Norway currently pays yearly contributions equivalent to more than 80 per cent of the per capita net UK contributions . . . so much for the bottomless pit of returned cash promised by the Brexit campaign!

The Canada option – it has recently signed a free trade agreement with the EU, Ceta, after seven years of talks – would not involve the same engagement with the single market, or the complete abolition of tariffs and quotas, and regulatory equivalence would be negotiated.

But a free trade deal, as Fabian Zulleeg of the European Policy Centre points out, “raises a number of questions for integrated supply chains and for particular sectors that are usually, at least partially, excluded from free trade negotiations: agriculture, fisheries, energy and, crucially, services, including financial services, and capital and data movement”.

Red lines

As long as the UK maintains its red lines, he argues, Canada – or "Canada plus, plus", as David Davis put it at the weekend to include areas like agriculture and services – may be the most realistic outcome on the table for the UK.

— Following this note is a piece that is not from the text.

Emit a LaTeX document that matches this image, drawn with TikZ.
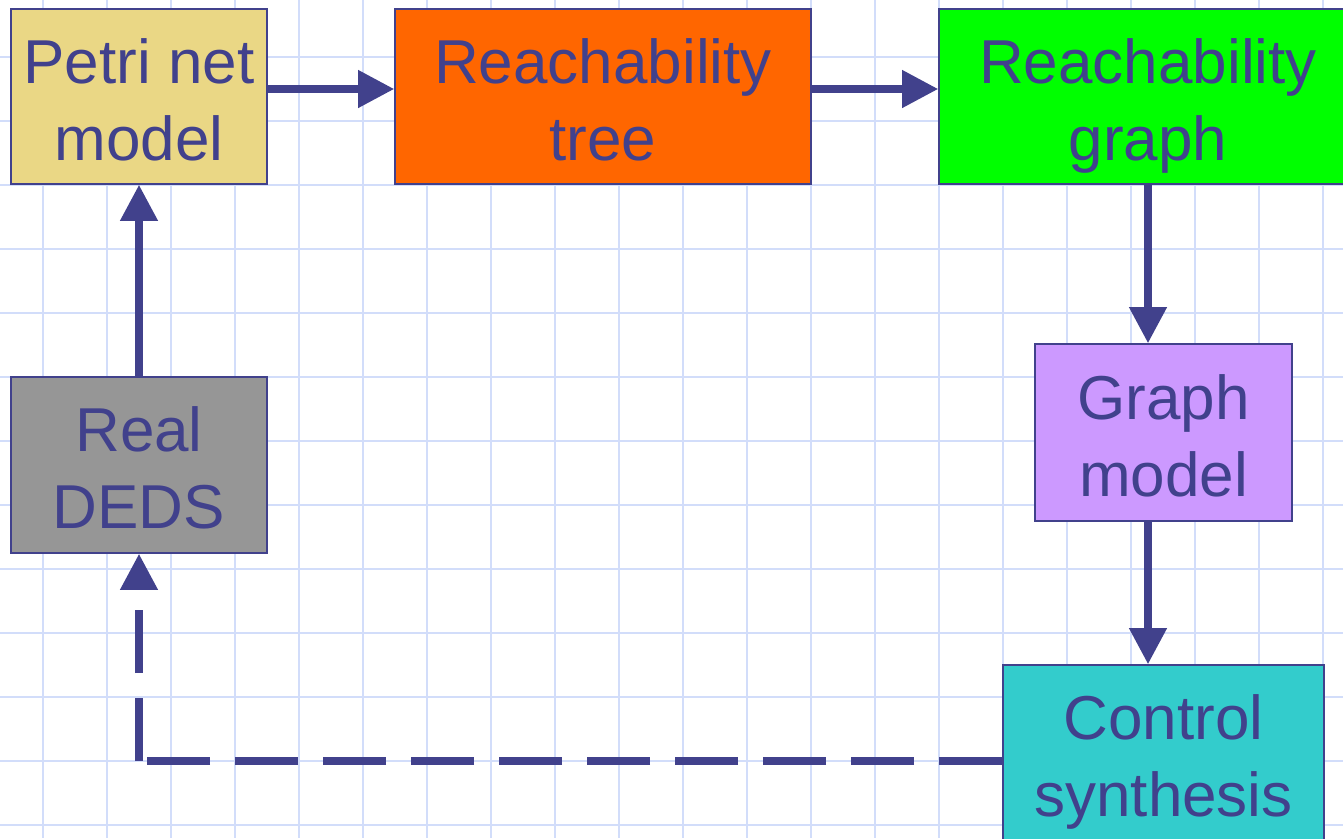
\documentclass[tikz,border=0pt]{standalone}
\usepackage{fontspec}
\setmainfont{Liberation Sans}
\usetikzlibrary{arrows.meta}
\definecolor{ink}{RGB}{65,65,140}
\definecolor{gridc}{RGB}{210,221,250}
\definecolor{petric}{RGB}{234,215,133}
\definecolor{treec}{RGB}{255,102,0}
\definecolor{graphc}{RGB}{0,255,0}
\definecolor{modelc}{RGB}{204,153,255}
\definecolor{ctrlc}{RGB}{51,204,204}
\definecolor{dedsc}{RGB}{150,150,150}
\tikzset{
  box/.style={draw=ink, line width=1.6pt, inner sep=0pt, align=center,
    text=ink, font=\fontsize{62}{77}\selectfont, text height=128pt, text depth=1pt},
  flow/.style={draw=ink, line width=7.3pt, -{Triangle[length=36pt,width=36pt]}},
  feedback/.style={draw=ink, line width=7.3pt, dash pattern=on 63pt off 25pt},
}
\begin{document}
\begin{tikzpicture}[x=1pt,y=-1pt]
\useasboundingbox (0,0) rectangle (1343,838);
\clip (0,0) rectangle (1343,838);
\fill[white] (0,0) rectangle (1343,838);
\foreach \i in {0,...,20} {
  \draw[gridc, line width=2pt] ({43+64*\i},0) -- ({43+64*\i},838);
}
\foreach \j in {0,...,12} {
  \draw[gridc, line width=2pt] (0,{57+64*\j}) -- (1343,{57+64*\j});
}
\node[box, fill=petric, minimum width=256pt, minimum height=175pt] (petri) at (139,96.5) {Petri net\\model};
\node[box, fill=treec, minimum width=416pt, minimum height=175pt] (tree) at (603,96.5) {Reachability\\tree};
\node[box, fill=graphc, minimum width=418pt, minimum height=175pt] (graph) at (1148,96.5) {Reachability\\graph};
\node[box, fill=modelc, minimum width=257pt, minimum height=177pt] (gmodel) at (1163.5,432.5) {Graph\\model};
\node[box, fill=ctrlc, minimum width=321pt, minimum height=175pt] (ctrl) at (1163.5,752.5) {Control\\synthesis};
\node[box, fill=dedsc, minimum width=256pt, minimum height=176pt] (deds) at (139,465) {Real\\DEDS};
\coordinate (row) at (0,89);
\coordinate (col) at (1148,0);
\coordinate (corner) at (139,761);
\draw[flow] (petri.east |- row) -- (tree.west |- row);
\draw[flow] (tree.east |- row) -- (graph.west |- row);
\draw[flow] (deds.north) -- (petri.south);
\draw[flow] (graph.south -| col) -- (gmodel.north -| col);
\draw[flow] (gmodel.south -| col) -- (ctrl.north -| col);
\draw[feedback] (ctrl.west |- corner) -- (corner);
\draw[feedback, -{Triangle[length=36pt,width=36pt]}] (corner) -- (deds.south);
\end{tikzpicture}
\end{document}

From an Irish perspective it poses huge problems, however. Unless all trade is freed by such an agreement, the need for border controls will remain. And as the EU upgrades its regulatory arrangements, there would have to be automatic mechanisms put in place to see them also transposed into UK law.

To meet the commitments made last Friday it would appear that any Canada-like deal would end up looking very like Norway.

Which is why so many people in Brussels say the circle will simply not square. As the song says, breaking up is hard to do.